Friday, October 5, 2007

Circled thoughts...



Growing up days was really hard for all of us – the flock of three sisters who hurdled and messed up things, sometimes wondered the society must be taking us burdens. We were not all the same, but yes, there were few similarities. Cursed, hampered with life and sharing the same unfortunate circumstances to be raised without a mother beside. And here I stop like that a summer migrated bird, flying in the relentless sky reticently- does it make sense? Birds don’t fear, not the height is fright; they fear inhumanity that can come and touch them making lives hell to breathe. I believe adventure is likely not that pointlessly amusing; but threat looms all around even in the blue and bluest seas.

So this is how my life starts entering the invariable misery and suffering- I was not killed or tortured ruthlessly by some military camp, jihads or something nor there was money crisis; what lacked was the proper attention of love that one needed. The bread for stomach can be left behind instead which is the soul food: love, affection, affirmation, someone to live for, a purpose underestimates it all. Left in the middle of nowhere to walk such a big path, unless, sorrowfully for two 6 year old kids and a just grown up teenager is really a big dilemma to the young minds. They look for the same unlike faces but do they reckon any? Long ago, a day, luck played this futile game when life turned a nightmare for me, for us.

But such feelings from my part no longer exist, not that I can hug her and rub my hair off her cheeks, she doesn’t pray prayers for me to pass exams clear, nor she ties my hair into bun as I may reminisce. Life without her is meaningless and how do I carry on with it? But they say life has a way deeper meaning that just ‘death’. The going of a single person doesn’t stop you from living, it always goes on, and mine here. But some lacking always stays and no longer do you have the urge to resist, because you lose touch from your life. This is what happened to me at first. It came like a howling storm in my life and torn everything apart in its crimson love….

A murky afternoon with the sun set high above the mountains reflecting a grey daylight shadow in the skies. It was 29 June, 2000 when I happily sung out my lungs in my musicals forwarded at school hoping to tell mom I was selected for the annual function. She would really burst into laughter and hug me tight. The school day ended and as everyone got out in serial according to class teachers and met their parents\guardians on gate. I waited very long when our car finally buzzed and the ‘darowan bhai’ took my bag from the usual place it was positioned and yelled ‘hurry up car’s here’. (Of course he said that in Bengali but I translated it, slightly lets say modified). Mommy wasn’t there waiting maybe she had some work needed to be done.

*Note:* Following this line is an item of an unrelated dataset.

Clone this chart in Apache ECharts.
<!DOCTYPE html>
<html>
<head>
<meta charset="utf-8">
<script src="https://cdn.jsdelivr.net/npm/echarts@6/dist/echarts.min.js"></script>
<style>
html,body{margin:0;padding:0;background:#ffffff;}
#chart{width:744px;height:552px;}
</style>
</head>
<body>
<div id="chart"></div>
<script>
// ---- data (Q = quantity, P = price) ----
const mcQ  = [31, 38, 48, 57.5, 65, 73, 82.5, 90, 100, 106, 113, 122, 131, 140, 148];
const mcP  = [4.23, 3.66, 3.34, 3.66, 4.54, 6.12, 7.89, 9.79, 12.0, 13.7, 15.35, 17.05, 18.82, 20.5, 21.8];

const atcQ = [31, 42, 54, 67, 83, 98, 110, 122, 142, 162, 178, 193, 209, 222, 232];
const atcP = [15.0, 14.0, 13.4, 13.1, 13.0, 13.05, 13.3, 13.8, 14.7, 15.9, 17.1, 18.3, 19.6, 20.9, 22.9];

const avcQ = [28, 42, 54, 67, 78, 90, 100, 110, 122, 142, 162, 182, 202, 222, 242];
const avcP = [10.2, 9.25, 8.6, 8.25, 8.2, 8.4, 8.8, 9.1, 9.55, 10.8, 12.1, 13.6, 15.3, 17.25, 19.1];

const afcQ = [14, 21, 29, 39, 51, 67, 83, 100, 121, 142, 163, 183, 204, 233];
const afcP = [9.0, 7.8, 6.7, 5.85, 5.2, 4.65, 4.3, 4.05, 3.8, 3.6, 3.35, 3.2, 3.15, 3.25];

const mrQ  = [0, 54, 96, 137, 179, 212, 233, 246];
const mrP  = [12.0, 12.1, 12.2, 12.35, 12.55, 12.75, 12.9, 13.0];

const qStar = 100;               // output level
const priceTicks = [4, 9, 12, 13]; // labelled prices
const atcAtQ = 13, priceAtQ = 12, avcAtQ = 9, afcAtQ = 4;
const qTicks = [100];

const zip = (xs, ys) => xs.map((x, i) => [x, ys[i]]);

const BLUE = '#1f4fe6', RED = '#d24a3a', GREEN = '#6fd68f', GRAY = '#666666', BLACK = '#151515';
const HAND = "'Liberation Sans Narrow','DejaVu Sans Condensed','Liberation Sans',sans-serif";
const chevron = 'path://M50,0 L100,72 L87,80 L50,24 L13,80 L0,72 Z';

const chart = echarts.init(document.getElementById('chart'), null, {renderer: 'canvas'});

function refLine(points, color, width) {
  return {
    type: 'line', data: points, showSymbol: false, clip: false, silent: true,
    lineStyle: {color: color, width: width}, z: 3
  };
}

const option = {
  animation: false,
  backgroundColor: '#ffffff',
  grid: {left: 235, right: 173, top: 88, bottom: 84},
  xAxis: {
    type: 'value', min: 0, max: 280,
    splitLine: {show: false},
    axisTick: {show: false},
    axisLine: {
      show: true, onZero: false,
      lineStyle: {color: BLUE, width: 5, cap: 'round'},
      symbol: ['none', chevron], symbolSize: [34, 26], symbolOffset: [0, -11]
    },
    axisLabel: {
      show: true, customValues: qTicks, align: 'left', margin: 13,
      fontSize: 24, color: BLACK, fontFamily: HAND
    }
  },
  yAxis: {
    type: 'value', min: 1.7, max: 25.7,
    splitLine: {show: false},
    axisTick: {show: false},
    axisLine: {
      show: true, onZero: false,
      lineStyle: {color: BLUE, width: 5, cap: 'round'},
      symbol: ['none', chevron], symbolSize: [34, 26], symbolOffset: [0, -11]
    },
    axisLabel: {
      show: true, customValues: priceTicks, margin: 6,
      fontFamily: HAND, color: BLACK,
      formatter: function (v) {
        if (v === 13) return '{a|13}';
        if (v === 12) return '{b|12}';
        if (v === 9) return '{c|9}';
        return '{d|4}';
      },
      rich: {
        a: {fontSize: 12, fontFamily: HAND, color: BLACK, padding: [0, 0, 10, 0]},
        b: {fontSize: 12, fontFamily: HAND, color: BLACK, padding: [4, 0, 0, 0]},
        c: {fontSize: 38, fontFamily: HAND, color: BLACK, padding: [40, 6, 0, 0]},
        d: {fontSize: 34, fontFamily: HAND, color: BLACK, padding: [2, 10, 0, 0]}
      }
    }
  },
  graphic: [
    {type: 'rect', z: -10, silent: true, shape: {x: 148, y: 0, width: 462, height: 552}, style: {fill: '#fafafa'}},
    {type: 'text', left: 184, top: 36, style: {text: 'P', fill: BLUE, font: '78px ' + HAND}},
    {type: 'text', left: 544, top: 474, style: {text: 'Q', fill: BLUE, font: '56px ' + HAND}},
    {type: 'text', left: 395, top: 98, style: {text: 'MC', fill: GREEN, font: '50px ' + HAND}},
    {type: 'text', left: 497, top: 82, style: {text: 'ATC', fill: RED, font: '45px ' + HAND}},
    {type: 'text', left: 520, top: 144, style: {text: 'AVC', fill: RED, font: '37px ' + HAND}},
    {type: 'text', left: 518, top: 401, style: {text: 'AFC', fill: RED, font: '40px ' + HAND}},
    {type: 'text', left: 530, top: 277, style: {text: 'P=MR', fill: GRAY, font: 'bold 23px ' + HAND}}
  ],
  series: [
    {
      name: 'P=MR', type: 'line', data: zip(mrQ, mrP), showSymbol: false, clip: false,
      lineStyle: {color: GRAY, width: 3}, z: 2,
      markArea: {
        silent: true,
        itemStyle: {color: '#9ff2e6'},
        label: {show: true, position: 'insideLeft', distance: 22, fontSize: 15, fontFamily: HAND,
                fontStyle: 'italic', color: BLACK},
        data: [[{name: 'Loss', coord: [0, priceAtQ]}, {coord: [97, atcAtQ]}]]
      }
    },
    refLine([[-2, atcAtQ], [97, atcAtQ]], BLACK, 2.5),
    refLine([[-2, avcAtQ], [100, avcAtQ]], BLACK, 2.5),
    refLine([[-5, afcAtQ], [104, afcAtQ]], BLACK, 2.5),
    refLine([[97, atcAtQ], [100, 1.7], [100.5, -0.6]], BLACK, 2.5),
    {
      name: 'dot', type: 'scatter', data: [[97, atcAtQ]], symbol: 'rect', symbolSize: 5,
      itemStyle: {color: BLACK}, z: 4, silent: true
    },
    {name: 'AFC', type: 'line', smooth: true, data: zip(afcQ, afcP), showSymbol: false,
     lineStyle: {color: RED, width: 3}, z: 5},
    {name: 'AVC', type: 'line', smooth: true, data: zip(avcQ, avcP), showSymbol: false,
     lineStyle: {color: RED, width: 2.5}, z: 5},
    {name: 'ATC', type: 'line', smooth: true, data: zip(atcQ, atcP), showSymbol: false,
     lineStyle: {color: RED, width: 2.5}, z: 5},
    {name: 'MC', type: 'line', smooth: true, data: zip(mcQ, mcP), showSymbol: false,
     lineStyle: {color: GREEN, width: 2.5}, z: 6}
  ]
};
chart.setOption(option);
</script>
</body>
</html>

Then it all came so uncertain and shock that it almost took three hours sitting under the Air conditioner freezing the room and working out two jugs of cold water on our heads; finally she left us. We hadn’t been on the prospect and seen the luggage being packed and unpacked times, how they smashed and she knocked him down and went away, very far. But everything was a mere blur. My dad no longer smiled useless nor he had this broad grin and I understood what it meant to be living without your same-old queen. It never seemed to matter to anyone. People came and showed sympathies knowing we had almost lost our mother, no one really felt the pain like we did. They just came and overheard us with taunts that we learned all these as motherless daughters. Then man can’t ever just you properly; they are unjust, but God is just and someday you’ll have your justice. If you keep judging people you have no time to love them.

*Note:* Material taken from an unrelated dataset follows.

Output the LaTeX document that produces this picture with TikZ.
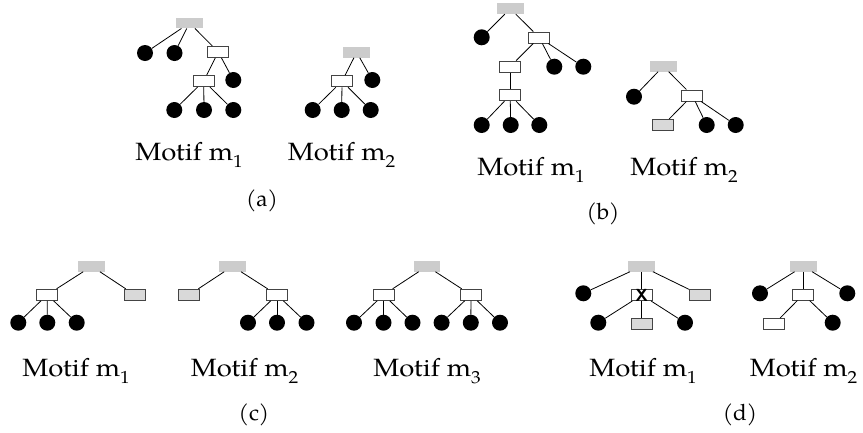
\documentclass[tikz,border=0pt]{standalone}
\usepackage{graphicx}
\usepackage{fontspec}
\setmainfont{TeX Gyre Pagella}
\definecolor{rootgray}{HTML}{CCCCCC}
\definecolor{boxgray}{HTML}{D9D9D9}
\definecolor{bordergray}{HTML}{444444}
\newcommand\motiftext[1]{\scalebox{1.1}[1]{Motif m\raisebox{-0.3em}{\fontsize{17.5}{18}\selectfont #1}}}
\tikzset{
  groot/.style={rectangle, fill=rootgray, minimum width=26.5pt, minimum height=10.5pt, inner sep=0pt},
  wbox/.style={rectangle, draw=bordergray, line width=1pt, fill=white, minimum width=21pt, minimum height=11pt, inner sep=0pt},
  gbox/.style={wbox, fill=boxgray},
  leaf/.style={circle, fill=black, minimum size=16pt, inner sep=0pt},
  edge/.style={draw=black, line width=0.8pt},
  mlabel/.style={anchor=base, inner sep=0pt, font=\fontsize{25}{28}\selectfont},
  caplabel/.style={anchor=base, inner sep=0pt, font=\fontsize{22.5}{26}\selectfont},
  xmark/.style={inner sep=0pt, font=\fontsize{17.5}{17.5}\selectfont\sffamily\bfseries},
}
\begin{document}
\begin{tikzpicture}[x=1pt,y=-1pt]
\useasboundingbox (0,0) rectangle (863,432);

% ---------- (a) motif m1 ----------
\node[groot] (ar) at (189.5,23) {};
\node[leaf] (ac1) at (145,53) {};
\node[leaf] (ac2) at (174.5,53) {};
\node[wbox] (ab1) at (218.3,52) {};
\node[wbox] (ab2) at (203.7,81) {};
\node[leaf] (ac3) at (233.3,80) {};
\node[leaf] (ac4) at (174.3,110) {};
\node[leaf] (ac5) at (204,110) {};
\node[leaf] (ac6) at (233.3,110) {};
\draw[edge] (ar) -- (ac1);
\draw[edge] (ar) -- (ac2);
\draw[edge] (ar) -- (ab1);
\draw[edge] (ab1) -- (ab2);
\draw[edge] (ab1) -- (ac3);
\draw[edge] (ab2) -- (ac4);
\draw[edge] (ab2) -- (ac5);
\draw[edge] (ab2) -- (ac6);
\node[mlabel] (alab1) at (189,160) {\motiftext{1}};

% ---------- (a) motif m2 ----------
\node[groot] (ar2) at (356.7,52.3) {};
\node[wbox] (ab3) at (342,81.3) {};
\node[leaf] (ac7) at (372.3,80) {};
\node[leaf] (ac8) at (312.7,110) {};
\node[leaf] (ac9) at (341.7,110) {};
\node[leaf] (ac10) at (370.7,110) {};
\draw[edge] (ar2) -- (ab3);
\draw[edge] (ar2) -- (ac7);
\draw[edge] (ab3) -- (ac8);
\draw[edge] (ab3) -- (ac9);
\draw[edge] (ab3) -- (ac10);
\node[mlabel] (alab2) at (341.5,160) {\motiftext{2}};
\node[caplabel] (acap) at (262,206) {(a)};

% ---------- (b) motif m1 ----------
\node[groot] (br) at (510.3,8.7) {};
\node[leaf] (bc1) at (481.7,37.3) {};
\node[wbox] (bb1) at (539.3,37.5) {};
\node[wbox] (bb2) at (510.2,66.5) {};
\node[leaf] (bc2) at (554.3,66.7) {};
\node[leaf] (bc3) at (583.3,66.7) {};
\node[wbox] (bb3) at (510.2,95.2) {};
\node[leaf] (bc4) at (481.7,125) {};
\node[leaf] (bc5) at (510.7,125) {};
\node[leaf] (bc6) at (539.3,125) {};
\draw[edge] (br) -- (bc1);
\draw[edge] (br) -- (bb1);
\draw[edge] (bb1) -- (bb2);
\draw[edge] (bb1) -- (bc2);
\draw[edge] (bb1) -- (bc3);
\draw[edge] (bb2) -- (bb3);
\draw[edge] (bb3) -- (bc4);
\draw[edge] (bb3) -- (bc5);
\draw[edge] (bb3) -- (bc6);
\node[mlabel] (blab1) at (531,175) {\motiftext{1}};

% ---------- (b) motif m2 ----------
\node[groot] (br2) at (663.3,66.3) {};
\node[leaf] (bd1) at (634,96.7) {};
\node[wbox] (bb4) at (692.3,95.5) {};
\node[gbox] (bg1) at (663.2,125) {};
\node[leaf] (bd2) at (706.7,125) {};
\node[leaf] (bd3) at (735.7,125) {};
\draw[edge] (br2) -- (bd1);
\draw[edge] (br2) -- (bb4);
\draw[edge] (bb4) -- (bg1);
\draw[edge] (bb4) -- (bd2);
\draw[edge] (bb4) -- (bd3);
\node[mlabel] (blab2) at (684,175) {\motiftext{2}};
\node[caplabel] (bcap) at (603,219) {(b)};

% ---------- (c) motif m1 ----------
\node[groot] (cr1) at (91.7,266.3) {};
\node[wbox] (cb1) at (47.2,294.8) {};
\node[gbox] (cg1) at (134.8,294.8) {};
\node[leaf] (cc1) at (18.3,322.7) {};
\node[leaf] (cc2) at (47.3,322.7) {};
\node[leaf] (cc3) at (76.7,322.7) {};
\draw[edge] (cr1) -- (cb1);
\draw[edge] (cr1) -- (cg1);
\draw[edge] (cb1) -- (cc1);
\draw[edge] (cb1) -- (cc2);
\draw[edge] (cb1) -- (cc3);
\node[mlabel] (clab1) at (76,376) {\motiftext{1}};

% ---------- (c) motif m2 ----------
\node[groot] (cr2) at (232.5,266.3) {};
\node[gbox] (cg2) at (189.2,294.8) {};
\node[wbox] (cb2) at (277,294.8) {};
\node[leaf] (cc4) at (248,322.7) {};
\node[leaf] (cc5) at (277,322.7) {};
\node[leaf] (cc6) at (306.5,322.7) {};
\draw[edge] (cr2) -- (cg2);
\draw[edge] (cr2) -- (cb2);
\draw[edge] (cb2) -- (cc4);
\draw[edge] (cb2) -- (cc5);
\draw[edge] (cb2) -- (cc6);
\node[mlabel] (clab2) at (244.5,376) {\motiftext{2}};

% ---------- (c) motif m3 ----------
\node[groot] (cr3) at (427,266.3) {};
\node[wbox] (cb3) at (383.5,294.8) {};
\node[wbox] (cb4) at (471,294.8) {};
\node[leaf] (cc7) at (354,322.7) {};
\node[leaf] (cc8) at (383.5,322.7) {};
\node[leaf] (cc9) at (412.5,322.7) {};
\node[leaf] (cc10) at (441.6,322.7) {};
\node[leaf] (cc11) at (470.8,322.7) {};
\node[leaf] (cc12) at (500,322.7) {};
\draw[edge] (cr3) -- (cb3);
\draw[edge] (cr3) -- (cb4);
\draw[edge] (cb3) -- (cc7);
\draw[edge] (cb3) -- (cc8);
\draw[edge] (cb3) -- (cc9);
\draw[edge] (cb4) -- (cc10);
\draw[edge] (cb4) -- (cc11);
\draw[edge] (cb4) -- (cc12);
\node[mlabel] (clab3) at (427,376) {\motiftext{3}};
\node[caplabel] (ccap) at (254,420) {(c)};

% ---------- (d) motif m1 ----------
\node[groot] (dr1) at (641.7,266.3) {};
\node[leaf] (dc1) at (583.3,293.3) {};
\node[wbox] (dx) at (641.7,295) {};
\node[xmark] (dxlab) at (641.7,295) {X};
\node[gbox] (dg1) at (700,294.7) {};
\node[leaf] (dc2) at (598.3,322.7) {};
\node[gbox] (dg2) at (641.7,324) {};
\node[leaf] (dc3) at (685,322.7) {};
\draw[edge] (dr1) -- (dc1);
\draw[edge] (dr1) -- (dx);
\draw[edge] (dr1) -- (dg1);
\draw[edge] (dx) -- (dc2);
\draw[edge] (dx) -- (dg2);
\draw[edge] (dx) -- (dc3);
\node[mlabel] (dlab1) at (643,376) {\motiftext{1}};

% ---------- (d) motif m2 ----------
\node[groot] (dr2) at (803.3,266.3) {};
\node[leaf] (dc4) at (760,293.3) {};
\node[wbox] (db1) at (803.3,294.5) {};
\node[leaf] (dc5) at (847.3,293.3) {};
\node[wbox] (db2) at (774.2,324) {};
\node[leaf] (dc6) at (832.7,322.7) {};
\draw[edge] (dr2) -- (dc4);
\draw[edge] (dr2) -- (db1);
\draw[edge] (dr2) -- (dc5);
\draw[edge] (db1) -- (db2);
\draw[edge] (db1) -- (dc6);
\node[mlabel] (dlab2) at (803.5,376) {\motiftext{2}};
\node[caplabel] (dcap) at (740,420) {(d)};
\end{tikzpicture}
\end{document}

Today after the long race of 7 years, its 2007, when we stand almost changed: all grown up faces, faded pains (or unladed) and searching that we built something and flashbacks come as a big force flashing everything that had once occurred…with the same hearts sore. We may laugh some time say that beat the blues, it never really happens this way. One who suffers this way only feels the pain; others just only compare it to their luxuries and most importantly the support they have from ‘rue buds’ and ‘life partners’ that make life rather soothing. I’d like to also mention that ‘pain is for some moment, but life is another era’ just in the quest of my mother, that I undoubtedly miss her so much even today, she is not that farer, but in that every rippling aches of my heart thrown on terrible nightmares sweating my worst most fears and when lumps after lumps follow the silent figure in distinctive rays. The readers won’t have any idea what you mean to me by reading this; you are making lives connect and putting a smile in the distressed cheeks. As kazim Ibn Sadique (writer Daily Star) says ‘This is what you feel inside not what other people feel and say you feel’. You are always there in my heart, until this daughter is alive, even when I die, you just belong.